**WRITTEN REQUEST**
Count the lines below that contain the word "matplotlib", and reply with only that number.
— BEGIN —
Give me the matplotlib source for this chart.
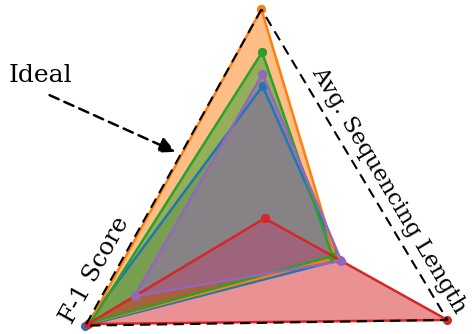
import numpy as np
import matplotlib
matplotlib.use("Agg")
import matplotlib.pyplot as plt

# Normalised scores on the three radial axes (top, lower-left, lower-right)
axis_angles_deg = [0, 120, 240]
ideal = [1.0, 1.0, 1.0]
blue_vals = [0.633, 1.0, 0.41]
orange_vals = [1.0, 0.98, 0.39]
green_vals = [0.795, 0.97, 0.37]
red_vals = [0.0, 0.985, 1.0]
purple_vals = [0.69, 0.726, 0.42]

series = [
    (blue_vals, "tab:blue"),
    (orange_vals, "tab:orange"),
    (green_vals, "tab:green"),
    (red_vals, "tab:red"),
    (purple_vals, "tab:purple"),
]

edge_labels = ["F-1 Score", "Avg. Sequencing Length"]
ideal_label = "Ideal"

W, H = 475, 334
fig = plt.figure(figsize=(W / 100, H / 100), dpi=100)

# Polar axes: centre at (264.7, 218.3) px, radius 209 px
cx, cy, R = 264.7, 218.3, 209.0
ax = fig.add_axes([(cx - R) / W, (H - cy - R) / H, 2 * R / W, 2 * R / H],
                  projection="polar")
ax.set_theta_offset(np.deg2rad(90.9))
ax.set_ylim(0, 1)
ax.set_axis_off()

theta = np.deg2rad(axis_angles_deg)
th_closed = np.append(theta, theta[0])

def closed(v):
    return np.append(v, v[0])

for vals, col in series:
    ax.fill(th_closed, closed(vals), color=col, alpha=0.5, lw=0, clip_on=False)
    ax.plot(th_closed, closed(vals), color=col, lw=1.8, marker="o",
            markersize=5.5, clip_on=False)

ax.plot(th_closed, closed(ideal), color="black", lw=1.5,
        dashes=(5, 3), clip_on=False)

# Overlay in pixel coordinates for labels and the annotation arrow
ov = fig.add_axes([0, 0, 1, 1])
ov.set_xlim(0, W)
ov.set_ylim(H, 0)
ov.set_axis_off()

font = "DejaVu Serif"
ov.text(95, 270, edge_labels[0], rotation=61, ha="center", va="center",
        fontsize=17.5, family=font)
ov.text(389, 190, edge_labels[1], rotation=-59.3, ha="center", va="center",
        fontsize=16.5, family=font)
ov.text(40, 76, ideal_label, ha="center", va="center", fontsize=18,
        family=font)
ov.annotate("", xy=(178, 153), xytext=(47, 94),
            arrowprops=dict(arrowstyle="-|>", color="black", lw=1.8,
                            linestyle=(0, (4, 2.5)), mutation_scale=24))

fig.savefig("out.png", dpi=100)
— END —
— BEGIN —
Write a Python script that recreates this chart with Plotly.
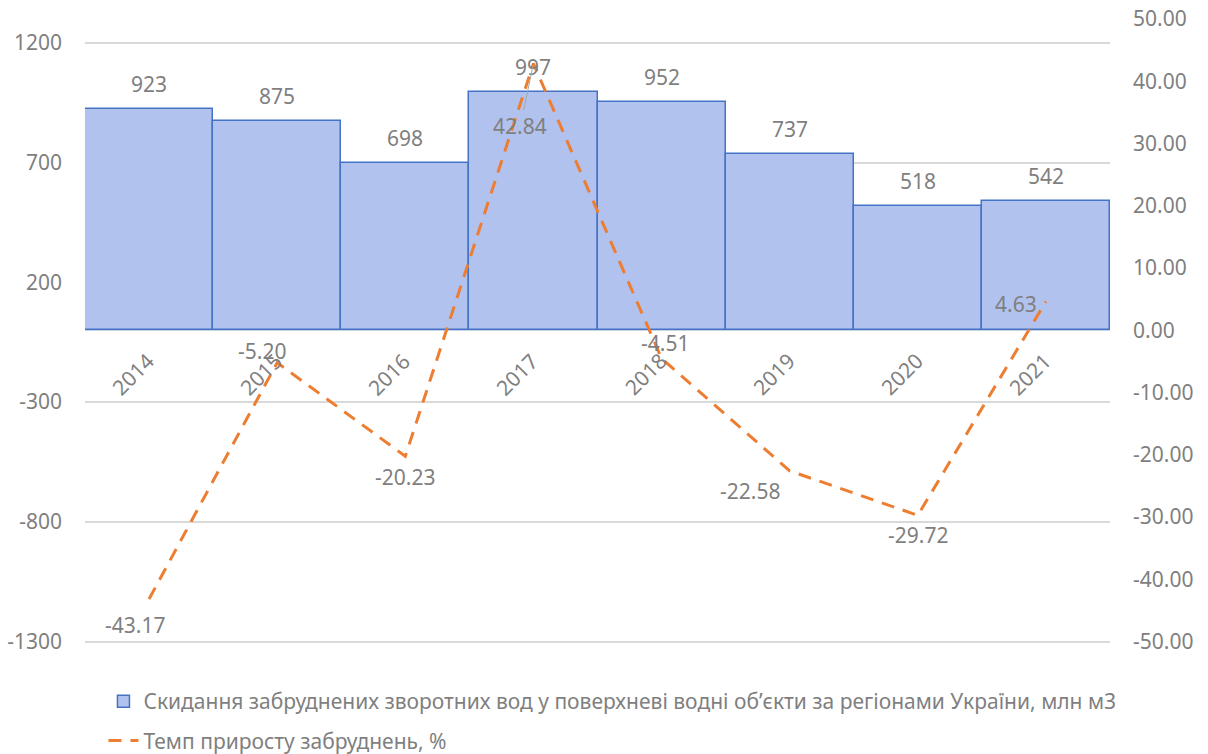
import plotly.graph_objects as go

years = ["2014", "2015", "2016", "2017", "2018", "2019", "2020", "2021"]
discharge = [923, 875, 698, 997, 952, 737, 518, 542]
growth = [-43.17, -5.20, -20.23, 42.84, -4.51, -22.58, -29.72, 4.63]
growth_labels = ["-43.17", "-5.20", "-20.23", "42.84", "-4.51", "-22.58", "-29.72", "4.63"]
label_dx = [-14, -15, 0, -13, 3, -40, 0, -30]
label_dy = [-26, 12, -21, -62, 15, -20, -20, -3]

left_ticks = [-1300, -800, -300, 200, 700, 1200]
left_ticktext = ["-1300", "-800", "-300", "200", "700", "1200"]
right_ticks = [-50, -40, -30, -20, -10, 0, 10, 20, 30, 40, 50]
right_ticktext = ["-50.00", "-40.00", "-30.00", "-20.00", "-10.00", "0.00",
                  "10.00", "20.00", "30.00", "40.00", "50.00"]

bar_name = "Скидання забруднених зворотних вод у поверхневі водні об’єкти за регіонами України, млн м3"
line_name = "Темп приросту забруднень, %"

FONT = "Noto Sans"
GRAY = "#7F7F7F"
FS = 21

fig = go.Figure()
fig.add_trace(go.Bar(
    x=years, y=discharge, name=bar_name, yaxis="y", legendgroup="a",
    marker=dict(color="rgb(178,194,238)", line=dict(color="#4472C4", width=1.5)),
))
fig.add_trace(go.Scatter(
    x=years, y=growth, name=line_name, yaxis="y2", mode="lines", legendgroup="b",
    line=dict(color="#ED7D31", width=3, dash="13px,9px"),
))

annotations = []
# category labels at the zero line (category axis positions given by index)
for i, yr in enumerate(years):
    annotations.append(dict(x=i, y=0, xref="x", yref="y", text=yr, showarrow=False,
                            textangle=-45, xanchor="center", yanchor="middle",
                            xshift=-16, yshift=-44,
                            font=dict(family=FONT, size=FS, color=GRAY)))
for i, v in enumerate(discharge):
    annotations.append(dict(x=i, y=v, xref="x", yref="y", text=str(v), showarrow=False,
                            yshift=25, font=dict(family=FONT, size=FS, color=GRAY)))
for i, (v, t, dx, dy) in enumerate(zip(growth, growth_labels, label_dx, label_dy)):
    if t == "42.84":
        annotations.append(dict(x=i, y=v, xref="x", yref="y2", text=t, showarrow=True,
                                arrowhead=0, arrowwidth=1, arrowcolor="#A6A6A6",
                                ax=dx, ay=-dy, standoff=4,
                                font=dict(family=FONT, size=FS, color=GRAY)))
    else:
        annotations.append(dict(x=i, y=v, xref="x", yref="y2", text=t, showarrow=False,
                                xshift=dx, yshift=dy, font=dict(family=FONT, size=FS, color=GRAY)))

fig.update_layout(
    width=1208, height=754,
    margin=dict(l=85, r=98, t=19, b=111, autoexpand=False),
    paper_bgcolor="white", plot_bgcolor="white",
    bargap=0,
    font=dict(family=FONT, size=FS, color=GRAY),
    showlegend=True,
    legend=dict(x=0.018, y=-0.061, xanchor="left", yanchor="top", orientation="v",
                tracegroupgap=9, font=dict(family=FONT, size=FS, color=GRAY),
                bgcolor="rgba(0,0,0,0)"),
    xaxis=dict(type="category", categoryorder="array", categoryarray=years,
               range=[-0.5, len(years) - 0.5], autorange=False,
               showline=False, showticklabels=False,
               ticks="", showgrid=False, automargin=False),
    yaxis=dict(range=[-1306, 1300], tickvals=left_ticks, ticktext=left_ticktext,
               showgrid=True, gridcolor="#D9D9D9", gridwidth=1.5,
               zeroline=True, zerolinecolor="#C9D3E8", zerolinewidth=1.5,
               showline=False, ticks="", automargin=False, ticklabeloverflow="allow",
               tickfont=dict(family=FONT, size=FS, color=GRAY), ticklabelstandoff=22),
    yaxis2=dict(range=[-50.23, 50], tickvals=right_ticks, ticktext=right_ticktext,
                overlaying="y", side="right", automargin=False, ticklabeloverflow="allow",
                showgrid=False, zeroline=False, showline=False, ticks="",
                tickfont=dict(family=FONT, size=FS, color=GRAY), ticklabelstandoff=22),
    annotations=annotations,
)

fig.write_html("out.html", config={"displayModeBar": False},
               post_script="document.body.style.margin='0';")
— END —
**TASK OUTPUT**
4